While the Chick-Fil-A and KFC empires have flourished, little is known about early African-American enterprises in the fried chicken game or how our Black contributions have been overlooked and often ignored for decades. Drive in to any KFC today and you’ll spot the promotion for their new “Nashville Hot” chicken. This spicy style fried chicken actually has its origins in Nashville’s Black neighborhood as evidenced by blogger Rachel L. Martin on her bittersouthernor.com blog. “[A]lthough I’m a second-generation Middle Tennessean, the daughter of a Nashville native, I had never eaten hot chicken—or even heard of it—before I moved away for graduate school in 2005.”

Although Nashville hot chicken may be labeled a culinary obsession today, this newly minted “hometown signature dish” teased Black taste buds some 80 years ago when Thornton Price III opened the original BBQ Chicken Shack in Nashville and found local success featuring his spicy fried chicken seasoned with cayenne pepper.

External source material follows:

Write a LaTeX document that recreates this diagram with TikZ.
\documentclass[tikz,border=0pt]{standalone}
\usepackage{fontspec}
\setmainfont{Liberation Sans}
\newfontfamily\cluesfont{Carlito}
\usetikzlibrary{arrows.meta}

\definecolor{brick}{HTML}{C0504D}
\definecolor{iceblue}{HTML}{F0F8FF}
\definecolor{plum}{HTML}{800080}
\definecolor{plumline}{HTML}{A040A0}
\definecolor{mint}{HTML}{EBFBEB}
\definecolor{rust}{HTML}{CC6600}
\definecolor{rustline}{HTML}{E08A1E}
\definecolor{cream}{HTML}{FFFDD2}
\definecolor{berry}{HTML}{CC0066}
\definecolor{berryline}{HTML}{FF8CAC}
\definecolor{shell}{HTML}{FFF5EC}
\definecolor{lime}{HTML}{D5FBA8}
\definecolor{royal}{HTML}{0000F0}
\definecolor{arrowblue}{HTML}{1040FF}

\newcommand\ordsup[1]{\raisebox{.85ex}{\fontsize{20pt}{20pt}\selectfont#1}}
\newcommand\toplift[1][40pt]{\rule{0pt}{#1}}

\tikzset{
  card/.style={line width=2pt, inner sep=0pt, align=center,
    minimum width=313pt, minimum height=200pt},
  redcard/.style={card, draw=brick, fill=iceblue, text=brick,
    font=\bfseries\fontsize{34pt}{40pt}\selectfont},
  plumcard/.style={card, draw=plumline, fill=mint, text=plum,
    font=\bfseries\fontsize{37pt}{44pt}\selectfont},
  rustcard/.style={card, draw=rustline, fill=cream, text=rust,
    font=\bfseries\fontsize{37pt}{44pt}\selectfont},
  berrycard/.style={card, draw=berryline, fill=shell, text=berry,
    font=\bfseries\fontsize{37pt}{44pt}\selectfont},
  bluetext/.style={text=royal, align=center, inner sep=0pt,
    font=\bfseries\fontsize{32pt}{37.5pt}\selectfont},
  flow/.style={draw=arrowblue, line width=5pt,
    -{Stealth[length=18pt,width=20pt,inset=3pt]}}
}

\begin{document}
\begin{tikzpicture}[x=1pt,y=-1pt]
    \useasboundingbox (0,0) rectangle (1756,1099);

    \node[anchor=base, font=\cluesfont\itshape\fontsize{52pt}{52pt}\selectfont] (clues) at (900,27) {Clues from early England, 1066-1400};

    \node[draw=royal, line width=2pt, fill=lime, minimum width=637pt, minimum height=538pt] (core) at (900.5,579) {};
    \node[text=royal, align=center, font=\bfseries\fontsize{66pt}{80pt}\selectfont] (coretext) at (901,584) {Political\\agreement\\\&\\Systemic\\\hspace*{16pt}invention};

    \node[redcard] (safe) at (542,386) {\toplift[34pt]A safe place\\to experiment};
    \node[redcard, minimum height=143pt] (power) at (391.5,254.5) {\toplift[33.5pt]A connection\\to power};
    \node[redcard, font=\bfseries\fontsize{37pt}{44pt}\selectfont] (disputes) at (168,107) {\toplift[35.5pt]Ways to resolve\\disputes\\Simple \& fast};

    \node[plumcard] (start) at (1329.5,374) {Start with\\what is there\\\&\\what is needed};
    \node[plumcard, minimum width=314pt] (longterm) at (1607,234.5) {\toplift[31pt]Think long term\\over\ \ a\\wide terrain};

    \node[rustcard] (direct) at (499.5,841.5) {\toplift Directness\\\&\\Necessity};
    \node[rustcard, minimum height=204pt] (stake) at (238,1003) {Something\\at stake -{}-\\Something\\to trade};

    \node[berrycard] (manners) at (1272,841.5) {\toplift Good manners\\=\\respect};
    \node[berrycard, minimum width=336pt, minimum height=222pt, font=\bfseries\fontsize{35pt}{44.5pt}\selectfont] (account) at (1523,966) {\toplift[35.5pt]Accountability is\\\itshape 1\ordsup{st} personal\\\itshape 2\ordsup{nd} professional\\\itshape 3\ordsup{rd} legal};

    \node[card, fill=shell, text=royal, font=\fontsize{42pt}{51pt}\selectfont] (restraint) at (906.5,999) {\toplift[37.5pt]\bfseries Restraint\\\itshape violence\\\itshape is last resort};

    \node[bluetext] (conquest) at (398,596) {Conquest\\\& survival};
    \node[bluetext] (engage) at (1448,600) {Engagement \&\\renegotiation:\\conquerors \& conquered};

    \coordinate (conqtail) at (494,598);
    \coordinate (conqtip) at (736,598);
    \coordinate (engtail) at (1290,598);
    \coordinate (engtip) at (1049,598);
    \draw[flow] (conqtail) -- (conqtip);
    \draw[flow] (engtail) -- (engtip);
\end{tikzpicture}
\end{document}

Unfortunately, it wasn’t until just three years ago that the James Beard Foundation acknowledged the restaurant, now run by Prince’s great-niece, Andre Prince Jeffries, as an “American classic.”

Even Black celebrities tried but failed to compete with the established White chicken chains. In the late 1960s, civil rights leader Benjamin Hooks, an attorney, minister and the first Black criminal judge in Tennessee, left the bench to become president of Mahalia Jackson’s Chicken Systems, a new chain of fried chicken franchises designed to go up against Kentucky Fried Chicken. Based in Nashville and financed by local entrepreneur John Jay Hooker, Mahalia Jackson’s Glori-Fried Chicken franchises boasted “tongue-licking good” yard birds. The business went under in 1972 with many franchises citing the inability to compete with KFC as the cause of their lackluster sales.

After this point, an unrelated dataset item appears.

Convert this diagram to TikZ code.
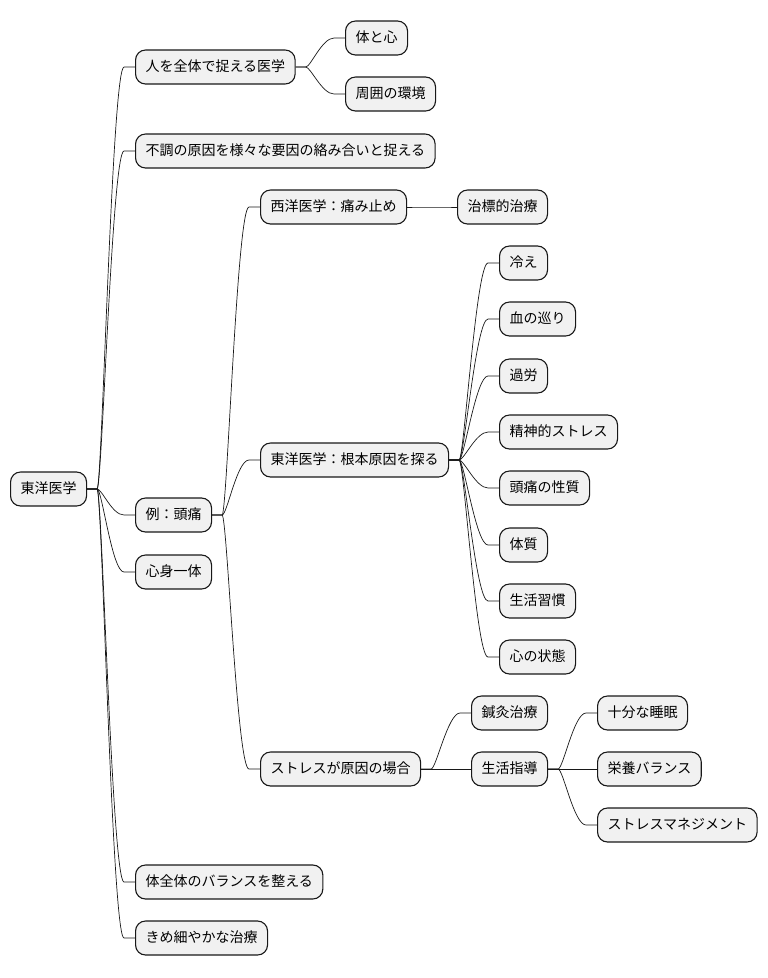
\documentclass[tikz,border=0pt]{standalone}
\usepackage{fontspec}
\setmainfont{Noto Sans CJK JP}
\usetikzlibrary{positioning}
\definecolor{mapFill}{RGB}{241, 241, 241}
\definecolor{mapLine}{RGB}{24, 24, 24}

\begin{document}
\begin{tikzpicture}[
  x=1pt,y=-1pt,
  topic/.style={
    draw=mapLine,
    fill=mapFill,
    line width=1.1pt,
    rounded corners=10pt,
    anchor=west,
    inner xsep=10pt,
    inner ysep=0pt,
    minimum height=34pt,
    text height=11pt,
    text depth=3pt,
    font=\fontsize{14pt}{16pt}\selectfont
  },
  link/.style={
    draw=mapLine,
    line width=0.7pt,
    to path={-- ++(10,0) .. controls +(5,0) and +(-12,0) .. ([xshift=-11pt]\tikztotarget) -- (\tikztotarget)}
  }
]
  \useasboundingbox (0,0) rectangle (768,978);
  % root
  \node[topic] (root) at (10,489) {東洋医学};
  % first level
  \node[topic] (holistic) at (135,67) {人を全体で捉える医学};
  \node[topic] (causes) at (135,151) {不調の原因を様々な要因の絡み合いと捉える};
  \node[topic] (headache) at (135,515) {例：頭痛};
  \node[topic] (unity) at (135,572) {心身一体};
  \node[topic] (balance) at (135,882) {体全体のバランスを整える};
  \node[topic] (finecare) at (135,938) {きめ細やかな治療};
  % second level
  \node[topic] (bodymind) at (345,38) {体と心};
  \node[topic] (surround) at (345,94) {周囲の環境};
  \node[topic] (western) at (260,207) {西洋医学：痛み止め};
  \node[topic] (eastern) at (260,460) {東洋医学：根本原因を探る};
  \node[topic] (stresscase) at (260,769) {ストレスが原因の場合};
  % third level
  \node[topic] (symptomatic) at (457,207) {治標的治療};
  \node[topic] (chill) at (499,263) {冷え};
  \node[topic] (blood) at (499,319) {血の巡り};
  \node[topic] (fatigue) at (499,376) {過労};
  \node[topic] (stress) at (499,432) {精神的ストレス};
  \node[topic] (nature) at (499,488) {頭痛の性質};
  \node[topic] (constitution) at (499,545) {体質};
  \node[topic] (habits) at (499,601) {生活習慣};
  \node[topic] (mood) at (499,657) {心の状態};
  \node[topic] (acupuncture) at (471,713) {鍼灸治療};
  \node[topic] (guidance) at (471,769) {生活指導};
  % fourth level
  \node[topic] (sleep) at (597,713) {十分な睡眠};
  \node[topic] (nutrition) at (597,769) {栄養バランス};
  \node[topic] (stressmgmt) at (597,825) {ストレスマネジメント};

  \foreach \from/\to in {root/holistic, root/causes, root/headache, root/unity,
      root/balance, root/finecare, holistic/bodymind, holistic/surround,
      headache/western, headache/eastern, headache/stresscase,
      western/symptomatic, eastern/chill, eastern/blood, eastern/fatigue,
      eastern/stress, eastern/nature, eastern/constitution, eastern/habits,
      eastern/mood, stresscase/acupuncture, stresscase/guidance,
      guidance/sleep, guidance/nutrition, guidance/stressmgmt}
    \draw[link] (\from.east) to (\to.west);
\end{tikzpicture}
\end{document}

Although Mahalia Jackson’s Glori-Fried Chicken didn’t have the indelible success of KFC, Jackson’s recipes live on as an example of the deeply rooted influence African-Americans have had in American cuisine. It’s no surprise that mainstream recognition has been lackluster, but it’s up to us to continue to foster an appreciation for our shared cultural roots. Here’s a recipe from Jackson (whose cooking was said to be just as good as her singing), adapted from her 1970 cookbook, Mahalia Jackson Cooks Soul.

Southern Fried Chicken

Shortening

1 egg

2/3 cup milk

1 cup flour

1/4 cup yellow corn meal

1/2 teaspoon baking powder

1 teaspoon salt

1/4 teaspoon each: pepper, paprika

1 3-pound fryer, cut up

Melt enough shortening to cover the bottom of a Dutch oven, three-inches deep. Lightly beat egg and milk together. Sift flour, corn meal, baking powder, salt, pepper and paprika together. Add slowly to milk-egg mixture to form a batter.

Dip chicken in batter and fry in hot fat until nicely browned on both sides. Cover tightly and lower heat. Continue cooking for 45 to 50 minutes or until chicken is tender. Remove and drain.